**The problem:**
Starting at the line that contains "Reproduce this chart with Plotly." and stopping after the line that contains "y_ticks = [0, 1, 2]", copy the lines exactly. Pictures are left out.

**Data supplied:**
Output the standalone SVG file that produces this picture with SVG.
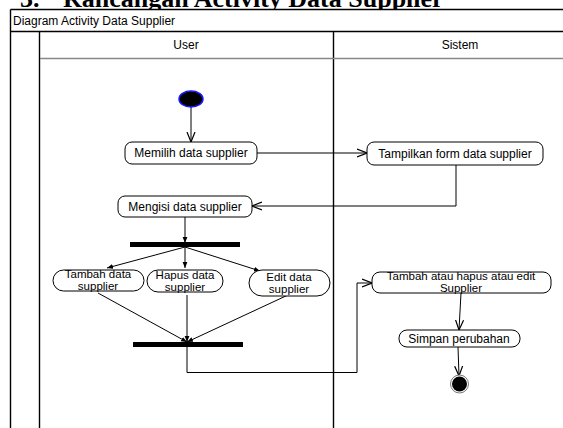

...

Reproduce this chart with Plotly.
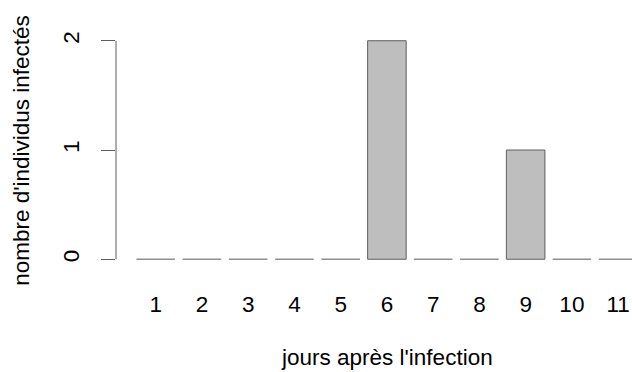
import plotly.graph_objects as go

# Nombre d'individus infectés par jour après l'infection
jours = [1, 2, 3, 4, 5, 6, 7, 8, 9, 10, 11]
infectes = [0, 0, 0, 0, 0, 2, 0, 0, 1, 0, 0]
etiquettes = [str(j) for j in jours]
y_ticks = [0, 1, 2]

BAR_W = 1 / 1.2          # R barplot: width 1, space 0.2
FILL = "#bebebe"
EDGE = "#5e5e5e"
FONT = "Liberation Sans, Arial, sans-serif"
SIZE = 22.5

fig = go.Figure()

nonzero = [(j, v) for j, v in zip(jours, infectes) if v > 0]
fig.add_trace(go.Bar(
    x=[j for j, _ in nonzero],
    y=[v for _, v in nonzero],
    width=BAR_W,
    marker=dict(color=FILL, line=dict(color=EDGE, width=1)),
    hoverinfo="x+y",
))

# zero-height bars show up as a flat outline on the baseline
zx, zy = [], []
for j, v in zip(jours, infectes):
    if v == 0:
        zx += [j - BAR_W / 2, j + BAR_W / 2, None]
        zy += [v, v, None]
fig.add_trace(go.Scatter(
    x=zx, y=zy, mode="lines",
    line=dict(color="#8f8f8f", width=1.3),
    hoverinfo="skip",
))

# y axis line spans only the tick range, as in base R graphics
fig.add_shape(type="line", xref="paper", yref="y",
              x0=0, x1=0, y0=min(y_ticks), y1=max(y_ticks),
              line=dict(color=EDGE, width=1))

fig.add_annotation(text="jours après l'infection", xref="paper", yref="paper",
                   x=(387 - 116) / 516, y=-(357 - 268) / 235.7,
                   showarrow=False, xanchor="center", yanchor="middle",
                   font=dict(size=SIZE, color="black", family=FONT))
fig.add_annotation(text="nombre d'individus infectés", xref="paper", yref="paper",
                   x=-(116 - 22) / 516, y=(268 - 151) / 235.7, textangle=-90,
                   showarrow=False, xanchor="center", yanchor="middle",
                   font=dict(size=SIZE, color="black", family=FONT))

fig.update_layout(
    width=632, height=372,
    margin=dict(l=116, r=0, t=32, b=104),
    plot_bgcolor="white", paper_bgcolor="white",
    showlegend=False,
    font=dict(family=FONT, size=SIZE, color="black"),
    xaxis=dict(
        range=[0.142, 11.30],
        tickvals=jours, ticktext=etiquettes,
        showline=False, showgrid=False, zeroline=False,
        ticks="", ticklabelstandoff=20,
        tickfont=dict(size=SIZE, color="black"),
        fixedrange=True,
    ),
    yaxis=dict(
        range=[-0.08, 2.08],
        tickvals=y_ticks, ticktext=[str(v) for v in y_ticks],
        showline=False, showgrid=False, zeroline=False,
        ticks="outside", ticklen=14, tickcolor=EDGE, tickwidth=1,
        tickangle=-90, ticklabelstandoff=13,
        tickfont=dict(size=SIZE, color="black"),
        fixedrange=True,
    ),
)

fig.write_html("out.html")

**Finished answer:**
Reproduce this chart with Plotly.
import plotly.graph_objects as go

# Nombre d'individus infectés par jour après l'infection
jours = [1, 2, 3, 4, 5, 6, 7, 8, 9, 10, 11]
infectes = [0, 0, 0, 0, 0, 2, 0, 0, 1, 0, 0]
etiquettes = [str(j) for j in jours]
y_ticks = [0, 1, 2]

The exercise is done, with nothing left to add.